The National Development Finance Agency was established in 2003 under the National Development Finance Agency Act 2002. The role of the NDFA is to advise State Authorities on the optimum means of financing public investment projects in order to achieve value for money and to provide advice in relation to all aspects of financing, refinancing and insurance, including risk analysis, of public investment projects. All PPP projects involving the use of private finance must be referred to the NDFA. In addition, all projects valued at €20 million or above, whether traditional or PPP, must be referred to the NDFA for advice.
The Public Investment Management Assessment (PIMA) mission to Ireland was undertaken by the IMF in July this year. The final report was published on my Department’s website (www.per.gov.ie) on 10 November 2017.
The report and its recommendations are the work of an expert team from the IMF who were invited to assess our public investment institutions to evaluate the design and effectiveness of the institutions that shape decision-making at the three key stages of the public investment cycle:
- planning investment;
- allocating investment to the right sectors; and
- implementing investment.
The PIMA report concluded that, overall, Ireland manages its public infrastructure relatively well. It highlights both strengths and weaknesses and contains a number of recommendations to improve future performance in terms of the efficiency of public capital investment.
One of the recommendations in the PIMA report is for the publication of the results of cost-benefit analysis on Public Private Partnership (PPP) projects, and the criteria used to select them.
As the Deputy will be aware, PPPs are subjected to the same robust and rigorous project appraisal process as traditionally procured projects. In ensuring Departments obtain the best value-for-money from public capital investment PPPs, just as traditionally procured projects, are subject to the requirements contained in the Public Spending Code.
The Public Spending Code encompasses guidance on a variety of issues related to the management of expenditure at each stage of the expenditure lifecycle. This includes central guidance on the application of appraisal and evaluation methodologies including cost benefit analysis. This methodological guidance aims to enhance consistency across sectors through common approaches and the use of key technical parameter values needed for quantifying costs and conducting economic appraisals.
While there is already significant guidance and data published on PPPs I acknowledge that the publication of cost-benefit analysis on PPP projects would provide greater transparency in reporting on PPP projects.
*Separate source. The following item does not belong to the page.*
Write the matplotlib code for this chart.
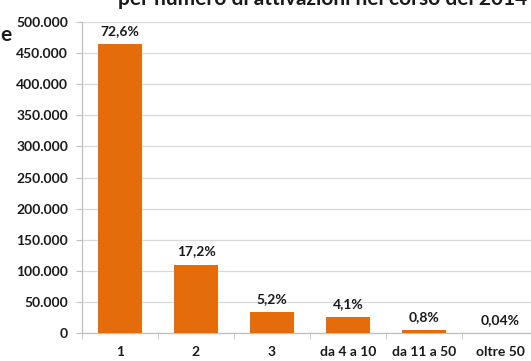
import matplotlib
matplotlib.use("Agg")
import matplotlib.pyplot as plt
from matplotlib.ticker import FuncFormatter

# Data
categories = ["1", "2", "3", "da 4 a 10", "da 11 a 50", "oltre 50"]
values = [464600, 110100, 33300, 26200, 5100, 260]
labels = ["72,6%", "17,2%", "5,2%", "4,1%", "0,8%", "0,04%"]
y_ticks = [0, 50000, 100000, 150000, 200000, 250000, 300000, 350000, 400000, 450000, 500000]
title = "per numero di attivazioni nel corso del 2014"

orange = "#E46C0A"
grid = "#D9D9D9"
text_col = "#1a1a1a"

plt.rcParams["font.family"] = ["Lato", "DejaVu Sans"]

W, H = 531, 361
fig = plt.figure(figsize=(W / 100, H / 100), dpi=100, facecolor="white")
# plot area: y axis at x=82, 0 at y=333, 500.000 at y=22, category pitch 76px
ax = fig.add_axes([82 / W, (H - 333) / H, 456 / W, 311 / H])

x = list(range(len(categories)))
bars = ax.bar(x, values, width=0.58, color=orange, zorder=3)

for b, lab in zip(bars, labels):
    ax.annotate(lab, (b.get_x() + b.get_width() / 2, b.get_height()),
                xytext=(0, 5), textcoords="offset points",
                ha="center", va="bottom", fontsize=10, fontweight="bold", color=text_col)

ax.set_xlim(-0.5, len(categories) - 0.5)
ax.set_ylim(0, 500000)
ax.set_yticks(y_ticks)
ax.yaxis.set_major_formatter(FuncFormatter(lambda v, p: f"{int(v):,}".replace(",", ".")))
ax.set_xticks(x)
ax.set_xticklabels(categories)
ax.set_xticks([i - 0.5 for i in range(len(categories) + 1)], minor=True)

ax.grid(axis="y", color=grid, linewidth=0.9, zorder=0)
for s in ["top", "right"]:
    ax.spines[s].set_visible(False)
for s in ["left", "bottom"]:
    ax.spines[s].set_color("#BFBFBF")
    ax.spines[s].set_linewidth(0.9)

ax.tick_params(axis="y", length=4, color="#BFBFBF", labelsize=10, pad=6, labelcolor=text_col)
ax.tick_params(axis="x", which="major", length=0, labelsize=10, pad=9, labelcolor=text_col)
ax.tick_params(axis="x", which="minor", length=4, color="#BFBFBF")
for t in ax.get_xticklabels() + ax.get_yticklabels():
    t.set_fontweight("bold")

fig.text(527 / W, 1 - 5 / H, title, fontsize=15, fontweight="bold",
         color=text_col, ha="right", va="baseline")
fig.text(0 / W, 1 - 41 / H, "e", fontsize=15, fontweight="bold",
         color=text_col, ha="left", va="baseline")

fig.savefig("out.png", dpi=100, facecolor="white")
However, in assessing the implementation of the PIMA recommendation, it would be important to take into account the commercial sensitivity of specific data included in the appraisal of PPPs.
An inter-Departmental and Agency Group was established earlier this year to make recommendations on the future role of PPPs, in the context of the new 10 year capital plan. The group comprises relevant officials from the Departments and agencies with experience of procuring projects by PPP. As part of its work, the group is considering the recommendations made in the PIMA report that relate to PPPs, including the recommendation in relation to publication of CBAs for PPP projects, to inform future decision-making on these matters. I expect the Group’s deliberations to be completed alongside the finalisation of the new 10-year capital plan, which is currently being developed by my Department to support the implementation of the Ireland 2040 Plan detailing the new National Planning Framework.